4) This is the “little bit naughty” and controversial possibility Shad Saleem brought up: “Could the Yang di-Pertuan Agong appoint someone from the Dewan Negara?”
According to the Constitutional expert, “The answer to that is obvious: No.
“Article 43 (2)(a) is very clear that the PM must belong to the Dewan Rakyat. But, sadly, as in life, so in law, sometimes the borders are pushed further and further, ” said Shad Saleem.
The professor pointed out that this had happened in Selangor: When Tan Sri Muhammad Muhammad Taib had to resign as Selangor Mentri Besar because of a financial scandal in 1997, then PM Tun Dr Mahathir Mohamad did not pick an assemblyman from the state.
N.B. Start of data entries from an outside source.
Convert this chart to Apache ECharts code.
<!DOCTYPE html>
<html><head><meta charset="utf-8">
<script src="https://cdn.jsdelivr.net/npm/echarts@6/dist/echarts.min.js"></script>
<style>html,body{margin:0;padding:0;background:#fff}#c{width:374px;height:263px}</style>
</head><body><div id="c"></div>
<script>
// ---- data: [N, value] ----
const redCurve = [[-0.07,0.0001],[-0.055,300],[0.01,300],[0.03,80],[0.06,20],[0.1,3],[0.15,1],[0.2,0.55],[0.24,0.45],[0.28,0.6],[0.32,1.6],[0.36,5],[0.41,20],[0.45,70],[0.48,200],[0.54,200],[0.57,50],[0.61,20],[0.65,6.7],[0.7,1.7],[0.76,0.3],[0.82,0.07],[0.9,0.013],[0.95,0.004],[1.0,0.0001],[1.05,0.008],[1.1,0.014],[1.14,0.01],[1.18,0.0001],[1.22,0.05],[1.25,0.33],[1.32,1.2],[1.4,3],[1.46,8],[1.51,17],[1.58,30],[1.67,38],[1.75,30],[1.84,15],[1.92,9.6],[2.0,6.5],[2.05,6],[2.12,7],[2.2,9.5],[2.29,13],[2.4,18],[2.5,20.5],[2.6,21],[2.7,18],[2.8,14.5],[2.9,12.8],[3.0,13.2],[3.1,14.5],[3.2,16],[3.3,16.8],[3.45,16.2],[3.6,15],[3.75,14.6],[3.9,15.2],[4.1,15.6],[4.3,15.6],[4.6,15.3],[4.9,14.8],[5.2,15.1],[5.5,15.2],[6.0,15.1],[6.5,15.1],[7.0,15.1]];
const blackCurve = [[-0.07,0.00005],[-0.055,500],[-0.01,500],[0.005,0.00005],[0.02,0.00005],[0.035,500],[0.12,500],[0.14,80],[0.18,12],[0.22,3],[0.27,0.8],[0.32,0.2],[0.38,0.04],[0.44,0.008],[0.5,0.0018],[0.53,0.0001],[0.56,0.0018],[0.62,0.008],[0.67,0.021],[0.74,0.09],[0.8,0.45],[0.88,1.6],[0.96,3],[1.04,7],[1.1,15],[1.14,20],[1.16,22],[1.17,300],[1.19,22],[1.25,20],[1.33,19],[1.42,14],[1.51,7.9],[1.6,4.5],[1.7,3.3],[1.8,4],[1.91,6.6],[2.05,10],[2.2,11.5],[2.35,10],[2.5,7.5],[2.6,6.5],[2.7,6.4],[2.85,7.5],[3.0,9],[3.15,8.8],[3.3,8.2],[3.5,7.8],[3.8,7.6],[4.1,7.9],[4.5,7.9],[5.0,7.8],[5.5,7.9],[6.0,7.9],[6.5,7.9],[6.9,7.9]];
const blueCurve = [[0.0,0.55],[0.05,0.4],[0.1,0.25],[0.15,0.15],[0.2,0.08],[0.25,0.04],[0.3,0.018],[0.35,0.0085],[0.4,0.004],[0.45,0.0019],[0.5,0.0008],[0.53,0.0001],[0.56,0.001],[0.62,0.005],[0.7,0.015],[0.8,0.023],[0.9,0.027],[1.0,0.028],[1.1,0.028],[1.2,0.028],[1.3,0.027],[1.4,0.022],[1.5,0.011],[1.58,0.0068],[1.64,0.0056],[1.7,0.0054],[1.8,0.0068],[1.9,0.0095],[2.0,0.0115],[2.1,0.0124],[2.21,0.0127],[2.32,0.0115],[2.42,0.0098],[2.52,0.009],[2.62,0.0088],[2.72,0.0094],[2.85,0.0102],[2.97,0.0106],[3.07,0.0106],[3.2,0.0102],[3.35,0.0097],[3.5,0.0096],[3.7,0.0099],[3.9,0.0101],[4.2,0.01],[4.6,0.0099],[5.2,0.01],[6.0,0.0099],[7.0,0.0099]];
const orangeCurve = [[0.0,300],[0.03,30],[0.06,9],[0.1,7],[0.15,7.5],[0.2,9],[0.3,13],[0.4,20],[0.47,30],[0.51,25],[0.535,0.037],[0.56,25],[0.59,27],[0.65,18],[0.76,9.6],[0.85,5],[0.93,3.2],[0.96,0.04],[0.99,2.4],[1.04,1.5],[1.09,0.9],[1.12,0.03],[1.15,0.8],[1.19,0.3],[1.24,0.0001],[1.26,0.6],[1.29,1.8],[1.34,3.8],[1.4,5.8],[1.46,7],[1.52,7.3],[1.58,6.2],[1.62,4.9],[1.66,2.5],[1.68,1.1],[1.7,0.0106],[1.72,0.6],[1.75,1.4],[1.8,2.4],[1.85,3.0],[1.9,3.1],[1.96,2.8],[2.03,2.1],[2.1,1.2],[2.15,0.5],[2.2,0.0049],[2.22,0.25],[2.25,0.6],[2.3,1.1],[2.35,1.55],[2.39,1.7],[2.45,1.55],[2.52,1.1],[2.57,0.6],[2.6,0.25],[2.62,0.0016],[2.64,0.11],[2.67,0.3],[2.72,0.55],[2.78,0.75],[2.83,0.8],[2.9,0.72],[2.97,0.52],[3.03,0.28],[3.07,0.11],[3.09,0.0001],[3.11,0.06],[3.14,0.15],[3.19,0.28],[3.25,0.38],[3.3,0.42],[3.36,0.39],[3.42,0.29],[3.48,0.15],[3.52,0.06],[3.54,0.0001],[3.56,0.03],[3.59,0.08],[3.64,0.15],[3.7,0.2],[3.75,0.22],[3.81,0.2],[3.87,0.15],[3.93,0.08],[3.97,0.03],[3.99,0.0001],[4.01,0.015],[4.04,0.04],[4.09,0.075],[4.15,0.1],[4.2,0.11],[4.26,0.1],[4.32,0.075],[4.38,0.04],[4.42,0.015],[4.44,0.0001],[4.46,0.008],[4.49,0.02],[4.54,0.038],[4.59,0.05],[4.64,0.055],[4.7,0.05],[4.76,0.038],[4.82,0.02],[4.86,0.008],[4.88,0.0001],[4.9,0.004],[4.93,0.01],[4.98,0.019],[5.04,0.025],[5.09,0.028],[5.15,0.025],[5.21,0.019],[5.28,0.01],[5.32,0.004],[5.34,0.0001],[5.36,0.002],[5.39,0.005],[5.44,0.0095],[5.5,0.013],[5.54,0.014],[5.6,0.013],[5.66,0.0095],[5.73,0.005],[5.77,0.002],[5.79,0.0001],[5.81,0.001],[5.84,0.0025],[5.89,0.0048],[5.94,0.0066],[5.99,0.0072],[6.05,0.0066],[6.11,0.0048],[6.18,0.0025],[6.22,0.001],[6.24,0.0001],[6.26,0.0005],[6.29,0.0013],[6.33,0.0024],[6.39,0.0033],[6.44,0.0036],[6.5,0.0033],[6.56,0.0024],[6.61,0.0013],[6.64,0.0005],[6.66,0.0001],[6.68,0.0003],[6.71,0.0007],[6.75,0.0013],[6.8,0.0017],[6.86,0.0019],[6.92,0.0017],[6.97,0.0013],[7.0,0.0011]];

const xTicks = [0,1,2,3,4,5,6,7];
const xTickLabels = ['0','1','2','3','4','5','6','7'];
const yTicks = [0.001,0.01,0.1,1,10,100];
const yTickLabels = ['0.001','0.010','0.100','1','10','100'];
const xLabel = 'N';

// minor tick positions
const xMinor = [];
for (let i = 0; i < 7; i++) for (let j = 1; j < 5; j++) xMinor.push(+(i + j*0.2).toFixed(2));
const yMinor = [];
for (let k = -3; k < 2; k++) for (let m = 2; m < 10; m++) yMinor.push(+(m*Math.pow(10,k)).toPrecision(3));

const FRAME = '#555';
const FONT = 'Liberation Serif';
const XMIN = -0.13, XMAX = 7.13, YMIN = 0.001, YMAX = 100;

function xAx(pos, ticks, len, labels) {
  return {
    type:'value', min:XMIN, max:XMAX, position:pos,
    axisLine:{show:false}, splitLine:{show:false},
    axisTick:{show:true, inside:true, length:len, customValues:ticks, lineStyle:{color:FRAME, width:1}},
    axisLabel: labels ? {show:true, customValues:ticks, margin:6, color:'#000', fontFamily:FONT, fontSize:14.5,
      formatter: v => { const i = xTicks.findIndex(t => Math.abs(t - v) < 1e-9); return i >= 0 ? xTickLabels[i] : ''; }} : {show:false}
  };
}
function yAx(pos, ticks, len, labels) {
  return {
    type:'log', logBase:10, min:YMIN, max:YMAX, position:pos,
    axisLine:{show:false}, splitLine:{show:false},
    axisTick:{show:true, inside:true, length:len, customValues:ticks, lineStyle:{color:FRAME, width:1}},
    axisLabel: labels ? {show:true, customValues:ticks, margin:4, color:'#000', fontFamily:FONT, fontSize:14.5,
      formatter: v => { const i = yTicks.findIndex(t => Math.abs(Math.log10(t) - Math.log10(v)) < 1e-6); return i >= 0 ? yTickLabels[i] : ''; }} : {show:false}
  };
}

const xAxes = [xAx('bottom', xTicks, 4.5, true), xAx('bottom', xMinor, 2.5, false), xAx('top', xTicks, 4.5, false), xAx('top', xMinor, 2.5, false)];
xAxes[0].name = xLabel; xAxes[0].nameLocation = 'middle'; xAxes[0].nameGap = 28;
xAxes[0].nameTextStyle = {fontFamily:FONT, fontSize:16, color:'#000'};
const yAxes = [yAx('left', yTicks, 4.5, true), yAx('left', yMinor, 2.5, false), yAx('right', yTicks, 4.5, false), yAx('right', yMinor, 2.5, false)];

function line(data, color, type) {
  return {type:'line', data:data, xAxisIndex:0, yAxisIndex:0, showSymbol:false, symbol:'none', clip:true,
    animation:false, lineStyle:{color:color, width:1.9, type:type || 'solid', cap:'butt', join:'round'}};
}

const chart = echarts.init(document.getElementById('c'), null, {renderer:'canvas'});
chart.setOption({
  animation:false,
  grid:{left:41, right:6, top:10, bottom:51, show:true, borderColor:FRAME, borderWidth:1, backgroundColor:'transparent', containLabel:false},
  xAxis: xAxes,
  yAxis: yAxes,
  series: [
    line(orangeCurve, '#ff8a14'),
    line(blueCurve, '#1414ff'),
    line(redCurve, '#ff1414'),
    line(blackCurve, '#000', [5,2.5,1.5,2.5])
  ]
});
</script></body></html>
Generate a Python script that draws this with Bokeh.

“Dr Mahathir relied on a British precedent and recommended Tan Sri Abu Hassan Omar, who was Domestic Trade and Consumer Affairs Minister and an MP, as Menteri Besar. Abu Hassan then contested in an engineered by-election and won. Everything was Constitutional and legalised, ” said Shad Saleem.
The same thing happened in Britain in 1962. PM Harold Macmillan of the Conservative party resigned due to ill health. His party chose a new leader from the House of Lords (equivalent to our Dewan Negara), Lord Alec Douglas-Home.
“The PM was supposed to belong to the House of Commons, but the Queen appointed him. Lord Home gave up his peerage to become Sir Alec Douglas-Home. He contested in a by-election and won. Everything was regularised and Constitutionalised, ” he said.
Shad Saleem, who practically knows the Federal Constitution by heart, ended our 45-minute conversation with this bit of practical wisdom: “I just want to alert you, in Constitutional law, the law is what happens. In other words, you can push the borders, and if you get away with it, that’s the law.”